# WHAT NEEDS TO BE DONE
Determine how many lines in these records hold "this". Only the number is wanted.

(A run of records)

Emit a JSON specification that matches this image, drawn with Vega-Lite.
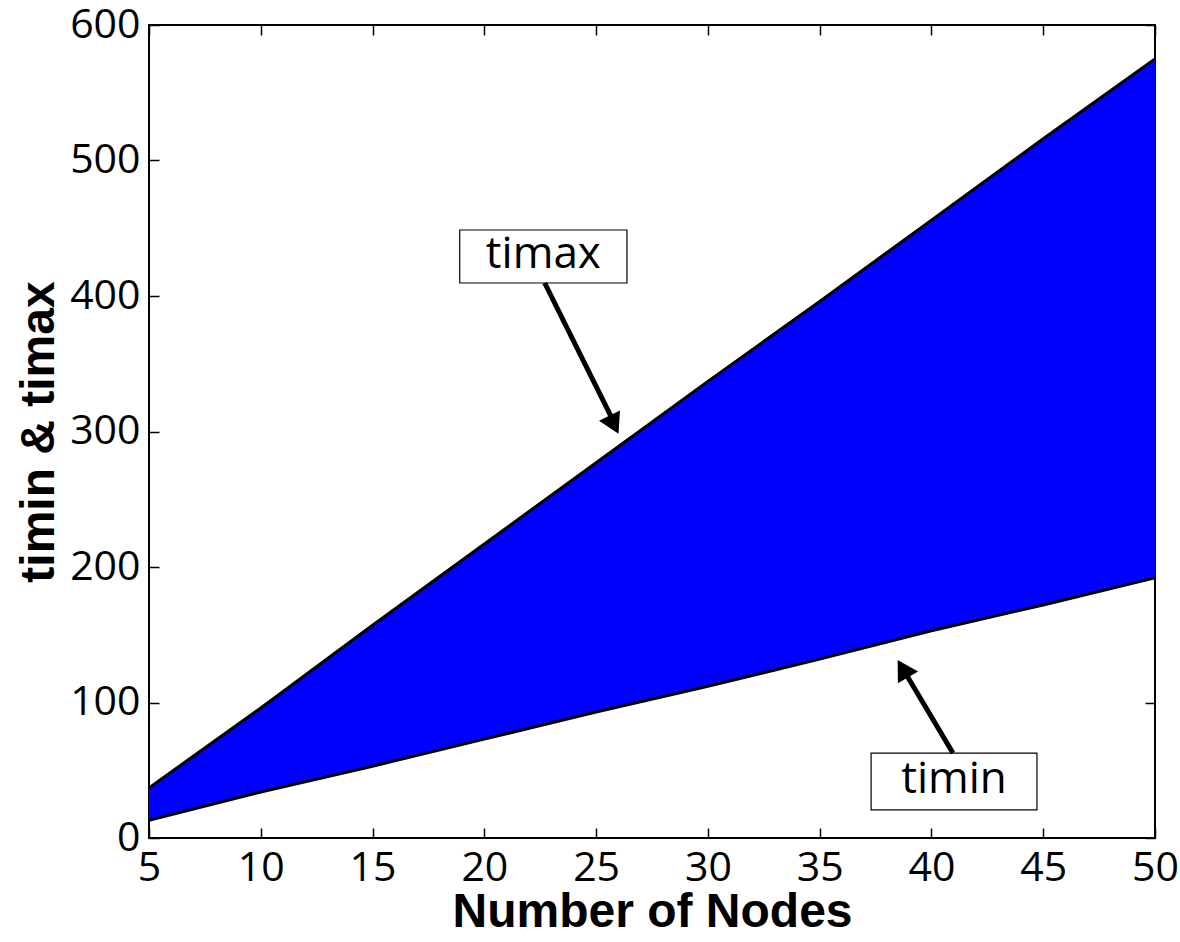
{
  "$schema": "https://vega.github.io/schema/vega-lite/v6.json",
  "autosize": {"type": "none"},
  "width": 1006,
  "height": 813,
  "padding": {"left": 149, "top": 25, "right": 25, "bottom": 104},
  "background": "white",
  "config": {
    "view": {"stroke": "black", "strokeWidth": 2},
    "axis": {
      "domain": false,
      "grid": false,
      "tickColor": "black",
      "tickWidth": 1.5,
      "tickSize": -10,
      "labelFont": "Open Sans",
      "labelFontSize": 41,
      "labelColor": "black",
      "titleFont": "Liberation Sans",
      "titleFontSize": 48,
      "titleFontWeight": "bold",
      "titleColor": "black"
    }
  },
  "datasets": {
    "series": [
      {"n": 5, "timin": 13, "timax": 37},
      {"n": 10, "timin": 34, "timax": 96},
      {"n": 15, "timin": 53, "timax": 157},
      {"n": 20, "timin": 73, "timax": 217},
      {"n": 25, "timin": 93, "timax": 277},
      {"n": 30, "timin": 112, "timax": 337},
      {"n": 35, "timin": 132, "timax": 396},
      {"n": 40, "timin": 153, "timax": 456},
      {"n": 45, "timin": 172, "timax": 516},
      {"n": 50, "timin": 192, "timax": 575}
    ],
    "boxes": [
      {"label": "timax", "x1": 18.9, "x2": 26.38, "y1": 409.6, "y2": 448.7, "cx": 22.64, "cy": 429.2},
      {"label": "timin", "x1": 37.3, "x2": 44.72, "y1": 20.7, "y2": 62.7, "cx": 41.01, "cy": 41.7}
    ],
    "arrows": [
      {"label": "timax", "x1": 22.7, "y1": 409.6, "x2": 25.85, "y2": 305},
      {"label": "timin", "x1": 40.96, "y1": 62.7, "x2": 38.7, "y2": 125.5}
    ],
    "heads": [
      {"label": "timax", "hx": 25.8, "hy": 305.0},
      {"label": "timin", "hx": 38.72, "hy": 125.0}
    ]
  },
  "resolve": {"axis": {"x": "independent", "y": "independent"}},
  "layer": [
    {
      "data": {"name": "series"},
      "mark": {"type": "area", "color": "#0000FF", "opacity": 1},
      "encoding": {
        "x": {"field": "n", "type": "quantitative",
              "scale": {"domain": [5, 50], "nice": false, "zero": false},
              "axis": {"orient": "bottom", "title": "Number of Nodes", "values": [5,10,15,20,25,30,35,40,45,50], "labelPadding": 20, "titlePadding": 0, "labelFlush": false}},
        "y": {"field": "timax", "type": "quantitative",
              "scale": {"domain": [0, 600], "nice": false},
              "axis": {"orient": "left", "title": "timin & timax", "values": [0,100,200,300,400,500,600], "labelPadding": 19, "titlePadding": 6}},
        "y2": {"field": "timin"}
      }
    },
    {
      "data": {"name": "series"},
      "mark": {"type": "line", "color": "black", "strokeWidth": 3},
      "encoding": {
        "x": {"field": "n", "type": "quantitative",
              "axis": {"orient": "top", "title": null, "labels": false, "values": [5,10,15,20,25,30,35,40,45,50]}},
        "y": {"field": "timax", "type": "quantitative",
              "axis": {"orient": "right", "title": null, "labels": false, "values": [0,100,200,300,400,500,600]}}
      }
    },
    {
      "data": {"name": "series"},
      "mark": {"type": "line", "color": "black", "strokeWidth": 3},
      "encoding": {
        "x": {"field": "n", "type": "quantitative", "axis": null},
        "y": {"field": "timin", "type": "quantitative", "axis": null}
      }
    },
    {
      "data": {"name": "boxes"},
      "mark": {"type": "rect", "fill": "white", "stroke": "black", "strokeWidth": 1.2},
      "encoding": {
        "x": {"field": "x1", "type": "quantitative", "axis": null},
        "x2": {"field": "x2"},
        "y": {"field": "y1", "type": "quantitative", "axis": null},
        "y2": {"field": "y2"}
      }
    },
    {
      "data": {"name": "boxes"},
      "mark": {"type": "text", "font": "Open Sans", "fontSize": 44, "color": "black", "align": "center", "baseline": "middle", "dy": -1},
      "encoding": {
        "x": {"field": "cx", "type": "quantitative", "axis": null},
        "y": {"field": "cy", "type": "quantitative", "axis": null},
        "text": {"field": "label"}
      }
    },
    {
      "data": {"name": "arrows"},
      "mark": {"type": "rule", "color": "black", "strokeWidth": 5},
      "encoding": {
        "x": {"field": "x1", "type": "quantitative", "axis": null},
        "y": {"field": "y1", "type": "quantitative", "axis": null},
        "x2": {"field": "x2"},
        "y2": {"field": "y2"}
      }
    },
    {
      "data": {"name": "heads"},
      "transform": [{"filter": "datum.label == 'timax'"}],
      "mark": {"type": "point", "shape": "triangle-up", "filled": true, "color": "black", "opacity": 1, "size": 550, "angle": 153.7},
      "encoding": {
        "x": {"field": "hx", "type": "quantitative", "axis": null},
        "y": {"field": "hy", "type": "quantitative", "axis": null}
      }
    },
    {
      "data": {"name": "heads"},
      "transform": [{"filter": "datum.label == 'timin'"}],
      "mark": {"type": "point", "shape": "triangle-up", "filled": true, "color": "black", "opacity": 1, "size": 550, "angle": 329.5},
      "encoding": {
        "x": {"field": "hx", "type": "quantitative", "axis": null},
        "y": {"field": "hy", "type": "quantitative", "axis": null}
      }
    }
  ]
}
...
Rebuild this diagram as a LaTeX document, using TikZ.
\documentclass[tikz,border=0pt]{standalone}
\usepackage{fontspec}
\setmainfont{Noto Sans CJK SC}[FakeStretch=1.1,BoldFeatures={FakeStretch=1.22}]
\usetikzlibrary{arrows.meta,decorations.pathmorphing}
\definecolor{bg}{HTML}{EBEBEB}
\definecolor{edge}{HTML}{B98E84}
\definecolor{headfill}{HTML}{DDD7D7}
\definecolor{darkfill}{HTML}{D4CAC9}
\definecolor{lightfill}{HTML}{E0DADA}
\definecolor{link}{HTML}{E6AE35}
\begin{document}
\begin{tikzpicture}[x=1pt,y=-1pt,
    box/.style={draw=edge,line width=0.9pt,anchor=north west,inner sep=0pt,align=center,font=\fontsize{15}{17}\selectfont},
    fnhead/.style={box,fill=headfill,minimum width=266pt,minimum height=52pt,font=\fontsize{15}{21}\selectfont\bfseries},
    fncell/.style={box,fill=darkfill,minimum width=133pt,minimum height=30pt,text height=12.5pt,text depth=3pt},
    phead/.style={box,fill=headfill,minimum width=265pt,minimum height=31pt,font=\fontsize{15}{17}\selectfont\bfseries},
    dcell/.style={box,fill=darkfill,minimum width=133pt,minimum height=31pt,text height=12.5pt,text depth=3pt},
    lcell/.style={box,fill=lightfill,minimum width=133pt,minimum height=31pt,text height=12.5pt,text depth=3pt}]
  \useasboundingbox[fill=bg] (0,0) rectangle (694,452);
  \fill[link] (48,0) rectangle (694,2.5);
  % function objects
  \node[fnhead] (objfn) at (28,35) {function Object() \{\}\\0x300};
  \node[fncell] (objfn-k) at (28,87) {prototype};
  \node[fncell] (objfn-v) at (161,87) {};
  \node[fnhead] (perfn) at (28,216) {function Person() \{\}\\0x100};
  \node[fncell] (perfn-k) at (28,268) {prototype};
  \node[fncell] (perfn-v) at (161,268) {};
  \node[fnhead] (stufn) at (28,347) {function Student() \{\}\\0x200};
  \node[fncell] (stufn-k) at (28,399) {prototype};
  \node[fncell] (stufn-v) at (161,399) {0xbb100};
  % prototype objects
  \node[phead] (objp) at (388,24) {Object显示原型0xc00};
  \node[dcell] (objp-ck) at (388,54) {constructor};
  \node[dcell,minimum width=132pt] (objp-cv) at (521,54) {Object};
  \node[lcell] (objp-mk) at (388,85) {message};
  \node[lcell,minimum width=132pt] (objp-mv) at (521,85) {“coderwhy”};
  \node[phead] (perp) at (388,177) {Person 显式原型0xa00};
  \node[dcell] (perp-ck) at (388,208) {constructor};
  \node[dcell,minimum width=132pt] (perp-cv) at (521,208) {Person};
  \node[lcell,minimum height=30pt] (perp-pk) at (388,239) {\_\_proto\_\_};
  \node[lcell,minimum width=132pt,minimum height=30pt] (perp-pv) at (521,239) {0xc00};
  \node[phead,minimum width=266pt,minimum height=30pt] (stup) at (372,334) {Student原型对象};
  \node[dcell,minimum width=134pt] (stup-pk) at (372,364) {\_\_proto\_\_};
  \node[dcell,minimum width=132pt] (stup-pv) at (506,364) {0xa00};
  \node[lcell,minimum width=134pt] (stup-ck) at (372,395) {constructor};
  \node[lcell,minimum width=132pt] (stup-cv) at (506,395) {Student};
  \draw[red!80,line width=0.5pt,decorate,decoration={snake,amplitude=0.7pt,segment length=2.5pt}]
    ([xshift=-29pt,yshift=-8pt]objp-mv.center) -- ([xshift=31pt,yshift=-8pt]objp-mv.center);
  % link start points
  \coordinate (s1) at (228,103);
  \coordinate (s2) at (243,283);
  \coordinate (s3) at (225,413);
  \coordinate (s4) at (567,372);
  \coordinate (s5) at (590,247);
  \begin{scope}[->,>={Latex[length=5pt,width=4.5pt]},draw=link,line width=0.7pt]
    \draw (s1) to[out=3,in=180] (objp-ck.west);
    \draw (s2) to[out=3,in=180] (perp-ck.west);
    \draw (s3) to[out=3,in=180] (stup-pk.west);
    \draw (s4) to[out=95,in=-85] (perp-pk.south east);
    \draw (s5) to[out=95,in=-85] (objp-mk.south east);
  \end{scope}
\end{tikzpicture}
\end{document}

# TASK RESULT
2